*Problem description*
Retype, with no alterations, every line between the one containing "Clone this chart in seaborn and matplotlib." and the one containing "import seaborn as sns", counting both of those lines too. Pictures are to be left out.

Code that draws figures:
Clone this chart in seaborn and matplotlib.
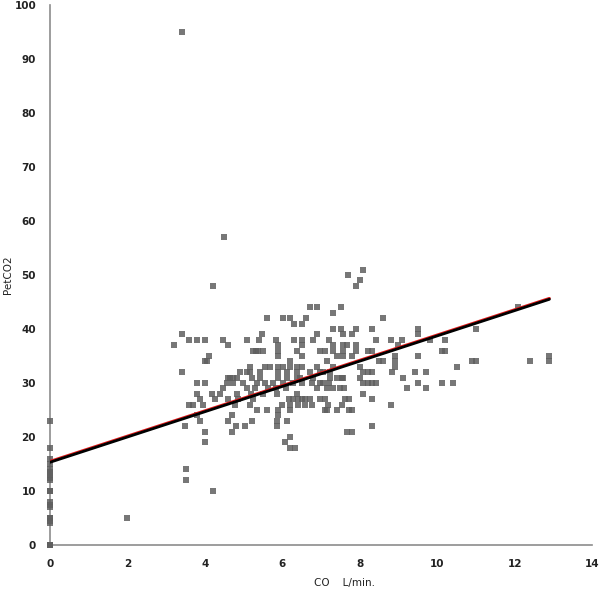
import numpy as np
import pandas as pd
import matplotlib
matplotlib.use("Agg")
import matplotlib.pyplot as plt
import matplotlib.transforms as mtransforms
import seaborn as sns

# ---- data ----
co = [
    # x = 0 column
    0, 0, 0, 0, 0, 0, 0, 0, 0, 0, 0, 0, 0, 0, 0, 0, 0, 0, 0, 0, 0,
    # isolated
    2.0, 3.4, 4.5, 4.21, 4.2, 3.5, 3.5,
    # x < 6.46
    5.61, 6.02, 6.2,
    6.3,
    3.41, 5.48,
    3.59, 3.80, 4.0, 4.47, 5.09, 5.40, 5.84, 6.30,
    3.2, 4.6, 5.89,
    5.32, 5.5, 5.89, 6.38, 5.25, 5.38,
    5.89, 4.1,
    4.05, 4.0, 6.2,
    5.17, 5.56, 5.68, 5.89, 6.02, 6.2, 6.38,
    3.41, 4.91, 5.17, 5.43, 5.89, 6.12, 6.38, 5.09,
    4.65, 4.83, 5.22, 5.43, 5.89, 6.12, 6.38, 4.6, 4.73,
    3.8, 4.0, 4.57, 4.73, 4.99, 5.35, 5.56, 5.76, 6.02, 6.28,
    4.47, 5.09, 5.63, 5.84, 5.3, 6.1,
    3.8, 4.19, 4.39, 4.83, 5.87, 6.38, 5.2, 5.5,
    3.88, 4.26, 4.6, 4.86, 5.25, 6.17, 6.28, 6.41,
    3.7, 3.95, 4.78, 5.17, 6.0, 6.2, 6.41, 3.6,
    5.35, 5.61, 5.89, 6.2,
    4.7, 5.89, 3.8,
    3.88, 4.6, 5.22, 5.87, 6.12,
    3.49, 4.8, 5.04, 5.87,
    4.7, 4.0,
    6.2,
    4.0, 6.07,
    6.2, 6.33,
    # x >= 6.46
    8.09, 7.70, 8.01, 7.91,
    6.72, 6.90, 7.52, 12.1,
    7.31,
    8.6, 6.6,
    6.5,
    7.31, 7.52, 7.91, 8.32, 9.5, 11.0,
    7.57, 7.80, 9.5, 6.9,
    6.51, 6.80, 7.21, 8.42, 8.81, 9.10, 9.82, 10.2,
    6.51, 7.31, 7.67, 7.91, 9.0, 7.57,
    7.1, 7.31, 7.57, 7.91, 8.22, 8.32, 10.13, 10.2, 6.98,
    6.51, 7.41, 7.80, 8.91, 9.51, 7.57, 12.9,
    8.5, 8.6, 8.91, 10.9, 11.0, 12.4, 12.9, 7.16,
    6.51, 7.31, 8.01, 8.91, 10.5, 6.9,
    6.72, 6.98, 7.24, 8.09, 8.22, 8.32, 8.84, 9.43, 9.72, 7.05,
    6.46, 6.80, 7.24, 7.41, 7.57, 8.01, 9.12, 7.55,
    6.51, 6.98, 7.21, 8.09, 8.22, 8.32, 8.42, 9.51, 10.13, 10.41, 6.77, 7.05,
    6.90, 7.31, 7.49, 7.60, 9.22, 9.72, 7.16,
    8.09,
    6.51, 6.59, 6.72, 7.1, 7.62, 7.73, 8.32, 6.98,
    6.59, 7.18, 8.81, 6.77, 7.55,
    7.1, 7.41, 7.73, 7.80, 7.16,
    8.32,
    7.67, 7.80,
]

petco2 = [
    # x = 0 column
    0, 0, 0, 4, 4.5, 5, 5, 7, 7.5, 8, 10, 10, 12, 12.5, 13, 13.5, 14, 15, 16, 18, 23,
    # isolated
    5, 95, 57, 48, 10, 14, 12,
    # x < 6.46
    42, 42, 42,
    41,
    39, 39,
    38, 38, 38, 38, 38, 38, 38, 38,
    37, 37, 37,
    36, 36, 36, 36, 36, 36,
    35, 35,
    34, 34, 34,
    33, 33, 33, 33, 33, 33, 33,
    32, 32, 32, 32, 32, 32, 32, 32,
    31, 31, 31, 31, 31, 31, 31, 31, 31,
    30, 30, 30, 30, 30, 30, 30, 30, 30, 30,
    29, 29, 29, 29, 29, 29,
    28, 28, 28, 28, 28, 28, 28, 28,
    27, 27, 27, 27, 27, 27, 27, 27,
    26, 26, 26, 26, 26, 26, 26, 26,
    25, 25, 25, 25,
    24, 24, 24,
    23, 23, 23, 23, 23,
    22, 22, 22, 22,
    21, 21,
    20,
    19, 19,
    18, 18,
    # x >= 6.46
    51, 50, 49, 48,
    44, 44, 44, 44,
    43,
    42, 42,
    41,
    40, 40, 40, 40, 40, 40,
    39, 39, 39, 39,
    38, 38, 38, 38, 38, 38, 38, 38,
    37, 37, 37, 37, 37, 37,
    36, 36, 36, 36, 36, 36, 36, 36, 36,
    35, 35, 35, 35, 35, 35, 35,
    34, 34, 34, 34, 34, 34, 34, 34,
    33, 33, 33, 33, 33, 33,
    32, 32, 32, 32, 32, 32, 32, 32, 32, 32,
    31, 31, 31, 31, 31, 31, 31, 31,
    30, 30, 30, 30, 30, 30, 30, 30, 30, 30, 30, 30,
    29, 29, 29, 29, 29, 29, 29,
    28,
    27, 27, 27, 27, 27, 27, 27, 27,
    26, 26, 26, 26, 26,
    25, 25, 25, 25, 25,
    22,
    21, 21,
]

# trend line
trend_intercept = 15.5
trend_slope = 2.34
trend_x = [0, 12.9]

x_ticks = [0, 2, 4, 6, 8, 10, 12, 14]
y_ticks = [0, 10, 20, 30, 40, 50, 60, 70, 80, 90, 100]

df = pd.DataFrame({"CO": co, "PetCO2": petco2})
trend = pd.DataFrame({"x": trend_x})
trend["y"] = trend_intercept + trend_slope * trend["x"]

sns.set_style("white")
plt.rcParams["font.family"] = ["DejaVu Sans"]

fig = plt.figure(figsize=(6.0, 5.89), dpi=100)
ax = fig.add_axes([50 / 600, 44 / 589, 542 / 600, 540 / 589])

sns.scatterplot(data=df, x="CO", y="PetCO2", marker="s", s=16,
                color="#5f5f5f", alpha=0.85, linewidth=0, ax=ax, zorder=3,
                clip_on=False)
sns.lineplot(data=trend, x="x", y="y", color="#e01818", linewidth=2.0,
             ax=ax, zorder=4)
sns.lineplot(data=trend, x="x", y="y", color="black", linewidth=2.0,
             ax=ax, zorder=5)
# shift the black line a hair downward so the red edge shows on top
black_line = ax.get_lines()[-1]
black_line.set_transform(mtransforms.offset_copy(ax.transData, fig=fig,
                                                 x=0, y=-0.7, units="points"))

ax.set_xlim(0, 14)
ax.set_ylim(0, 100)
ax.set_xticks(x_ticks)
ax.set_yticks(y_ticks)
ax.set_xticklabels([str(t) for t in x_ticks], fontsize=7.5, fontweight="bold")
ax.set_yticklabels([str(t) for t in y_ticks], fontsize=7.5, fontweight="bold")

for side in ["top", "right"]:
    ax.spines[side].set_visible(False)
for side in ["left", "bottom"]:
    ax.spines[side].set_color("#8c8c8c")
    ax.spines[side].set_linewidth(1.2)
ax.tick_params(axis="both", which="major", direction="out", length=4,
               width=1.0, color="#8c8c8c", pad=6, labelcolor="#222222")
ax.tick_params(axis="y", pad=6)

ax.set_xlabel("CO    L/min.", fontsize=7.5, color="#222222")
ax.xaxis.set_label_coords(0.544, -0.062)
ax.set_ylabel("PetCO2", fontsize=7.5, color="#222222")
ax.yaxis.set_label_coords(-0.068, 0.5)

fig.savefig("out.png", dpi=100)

---

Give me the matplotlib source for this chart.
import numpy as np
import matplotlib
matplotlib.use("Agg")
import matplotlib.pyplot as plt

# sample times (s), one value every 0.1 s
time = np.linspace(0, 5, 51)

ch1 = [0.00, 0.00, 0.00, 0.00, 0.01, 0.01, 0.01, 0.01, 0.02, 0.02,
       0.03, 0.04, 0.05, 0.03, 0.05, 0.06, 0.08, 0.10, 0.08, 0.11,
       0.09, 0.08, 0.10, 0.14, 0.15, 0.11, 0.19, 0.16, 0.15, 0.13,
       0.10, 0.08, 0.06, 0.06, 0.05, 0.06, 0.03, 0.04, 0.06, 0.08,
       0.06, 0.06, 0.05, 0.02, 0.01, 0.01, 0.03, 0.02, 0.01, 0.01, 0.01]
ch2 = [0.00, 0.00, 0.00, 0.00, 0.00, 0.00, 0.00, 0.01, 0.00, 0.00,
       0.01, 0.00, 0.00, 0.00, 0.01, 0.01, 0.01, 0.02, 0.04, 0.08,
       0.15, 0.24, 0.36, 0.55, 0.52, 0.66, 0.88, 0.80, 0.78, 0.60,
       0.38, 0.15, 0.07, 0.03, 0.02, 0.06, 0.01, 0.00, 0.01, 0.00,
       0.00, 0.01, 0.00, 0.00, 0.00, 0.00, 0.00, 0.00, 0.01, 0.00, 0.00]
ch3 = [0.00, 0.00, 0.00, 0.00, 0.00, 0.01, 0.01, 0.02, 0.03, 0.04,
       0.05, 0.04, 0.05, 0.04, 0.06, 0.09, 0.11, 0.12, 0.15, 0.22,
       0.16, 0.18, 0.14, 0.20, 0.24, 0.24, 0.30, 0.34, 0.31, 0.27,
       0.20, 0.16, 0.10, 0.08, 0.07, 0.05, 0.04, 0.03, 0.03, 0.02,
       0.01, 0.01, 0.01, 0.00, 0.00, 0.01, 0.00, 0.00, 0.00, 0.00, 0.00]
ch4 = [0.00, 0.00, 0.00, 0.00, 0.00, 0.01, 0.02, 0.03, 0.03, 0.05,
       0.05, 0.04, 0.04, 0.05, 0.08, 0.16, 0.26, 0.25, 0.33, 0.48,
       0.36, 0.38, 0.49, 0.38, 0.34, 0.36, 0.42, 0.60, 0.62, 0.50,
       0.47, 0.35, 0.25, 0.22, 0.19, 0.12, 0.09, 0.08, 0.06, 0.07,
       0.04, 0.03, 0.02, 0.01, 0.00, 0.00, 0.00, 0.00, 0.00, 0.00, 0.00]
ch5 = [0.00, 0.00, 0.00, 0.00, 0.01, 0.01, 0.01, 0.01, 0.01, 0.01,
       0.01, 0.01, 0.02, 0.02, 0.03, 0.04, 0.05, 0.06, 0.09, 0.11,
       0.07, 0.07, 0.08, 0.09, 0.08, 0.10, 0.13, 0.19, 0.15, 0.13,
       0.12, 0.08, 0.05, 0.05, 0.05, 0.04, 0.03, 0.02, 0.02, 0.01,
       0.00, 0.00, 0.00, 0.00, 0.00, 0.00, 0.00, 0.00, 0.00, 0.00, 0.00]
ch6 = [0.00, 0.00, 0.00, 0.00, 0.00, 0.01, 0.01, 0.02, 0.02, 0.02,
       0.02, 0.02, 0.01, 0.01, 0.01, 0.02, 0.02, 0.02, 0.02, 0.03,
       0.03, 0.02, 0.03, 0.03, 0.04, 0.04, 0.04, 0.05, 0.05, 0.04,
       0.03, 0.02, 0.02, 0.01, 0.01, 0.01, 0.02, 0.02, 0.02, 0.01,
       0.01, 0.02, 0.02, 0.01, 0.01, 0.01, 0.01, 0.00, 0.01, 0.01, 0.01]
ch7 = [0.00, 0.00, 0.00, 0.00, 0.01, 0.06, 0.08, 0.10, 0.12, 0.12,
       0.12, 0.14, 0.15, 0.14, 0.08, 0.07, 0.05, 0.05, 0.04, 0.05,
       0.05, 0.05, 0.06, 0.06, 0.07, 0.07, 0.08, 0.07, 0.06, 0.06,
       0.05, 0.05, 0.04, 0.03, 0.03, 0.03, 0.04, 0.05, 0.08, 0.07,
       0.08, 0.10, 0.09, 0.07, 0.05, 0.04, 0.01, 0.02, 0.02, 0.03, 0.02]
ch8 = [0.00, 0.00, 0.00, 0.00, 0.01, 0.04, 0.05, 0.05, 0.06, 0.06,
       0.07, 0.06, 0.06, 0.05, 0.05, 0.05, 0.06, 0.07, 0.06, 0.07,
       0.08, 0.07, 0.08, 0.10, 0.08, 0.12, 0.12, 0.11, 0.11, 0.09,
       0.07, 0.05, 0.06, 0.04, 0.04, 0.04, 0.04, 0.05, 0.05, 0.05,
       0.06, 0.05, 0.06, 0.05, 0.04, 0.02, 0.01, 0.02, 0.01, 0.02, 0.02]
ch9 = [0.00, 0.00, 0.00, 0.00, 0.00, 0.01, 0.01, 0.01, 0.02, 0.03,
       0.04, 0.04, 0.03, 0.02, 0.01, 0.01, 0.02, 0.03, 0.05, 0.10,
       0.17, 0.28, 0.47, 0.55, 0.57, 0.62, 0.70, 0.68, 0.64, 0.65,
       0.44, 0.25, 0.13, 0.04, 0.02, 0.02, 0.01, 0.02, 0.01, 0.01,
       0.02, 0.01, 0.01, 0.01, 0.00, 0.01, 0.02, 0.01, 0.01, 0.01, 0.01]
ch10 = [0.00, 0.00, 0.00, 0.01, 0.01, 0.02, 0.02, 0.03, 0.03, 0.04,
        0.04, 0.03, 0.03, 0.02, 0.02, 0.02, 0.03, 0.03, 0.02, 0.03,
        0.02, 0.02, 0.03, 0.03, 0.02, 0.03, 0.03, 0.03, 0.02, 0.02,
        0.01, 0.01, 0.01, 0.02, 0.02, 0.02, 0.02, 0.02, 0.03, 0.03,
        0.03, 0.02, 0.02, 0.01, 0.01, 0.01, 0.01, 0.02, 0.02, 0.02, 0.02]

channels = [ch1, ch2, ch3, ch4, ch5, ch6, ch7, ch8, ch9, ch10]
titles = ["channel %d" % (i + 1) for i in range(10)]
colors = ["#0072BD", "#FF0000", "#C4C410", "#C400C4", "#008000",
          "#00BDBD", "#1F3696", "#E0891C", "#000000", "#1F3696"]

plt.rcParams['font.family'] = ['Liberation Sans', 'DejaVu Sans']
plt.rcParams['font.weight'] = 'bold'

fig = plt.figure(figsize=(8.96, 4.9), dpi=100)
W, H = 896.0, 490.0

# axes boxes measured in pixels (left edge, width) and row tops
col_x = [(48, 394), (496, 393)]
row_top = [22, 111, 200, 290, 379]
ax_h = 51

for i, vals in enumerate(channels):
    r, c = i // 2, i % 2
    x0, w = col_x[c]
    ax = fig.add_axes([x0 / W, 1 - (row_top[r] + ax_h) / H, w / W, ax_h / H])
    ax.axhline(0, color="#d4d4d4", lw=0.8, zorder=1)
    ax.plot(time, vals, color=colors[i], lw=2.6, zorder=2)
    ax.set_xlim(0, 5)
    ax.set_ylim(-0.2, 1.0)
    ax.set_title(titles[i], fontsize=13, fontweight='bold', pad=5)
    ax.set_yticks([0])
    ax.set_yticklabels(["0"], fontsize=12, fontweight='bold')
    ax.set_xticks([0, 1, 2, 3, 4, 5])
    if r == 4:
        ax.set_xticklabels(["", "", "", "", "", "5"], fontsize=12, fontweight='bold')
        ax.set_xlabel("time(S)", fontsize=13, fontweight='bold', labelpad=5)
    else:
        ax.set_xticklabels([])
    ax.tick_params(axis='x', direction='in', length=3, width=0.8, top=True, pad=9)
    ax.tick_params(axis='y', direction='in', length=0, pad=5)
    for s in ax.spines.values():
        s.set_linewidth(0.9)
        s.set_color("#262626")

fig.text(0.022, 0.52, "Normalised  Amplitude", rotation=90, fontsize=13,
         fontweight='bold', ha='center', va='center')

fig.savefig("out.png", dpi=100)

*Response to this exercise*
Clone this chart in seaborn and matplotlib.
import numpy as np
import pandas as pd
import matplotlib
matplotlib.use("Agg")
import matplotlib.pyplot as plt
import matplotlib.transforms as mtransforms
import seaborn as sns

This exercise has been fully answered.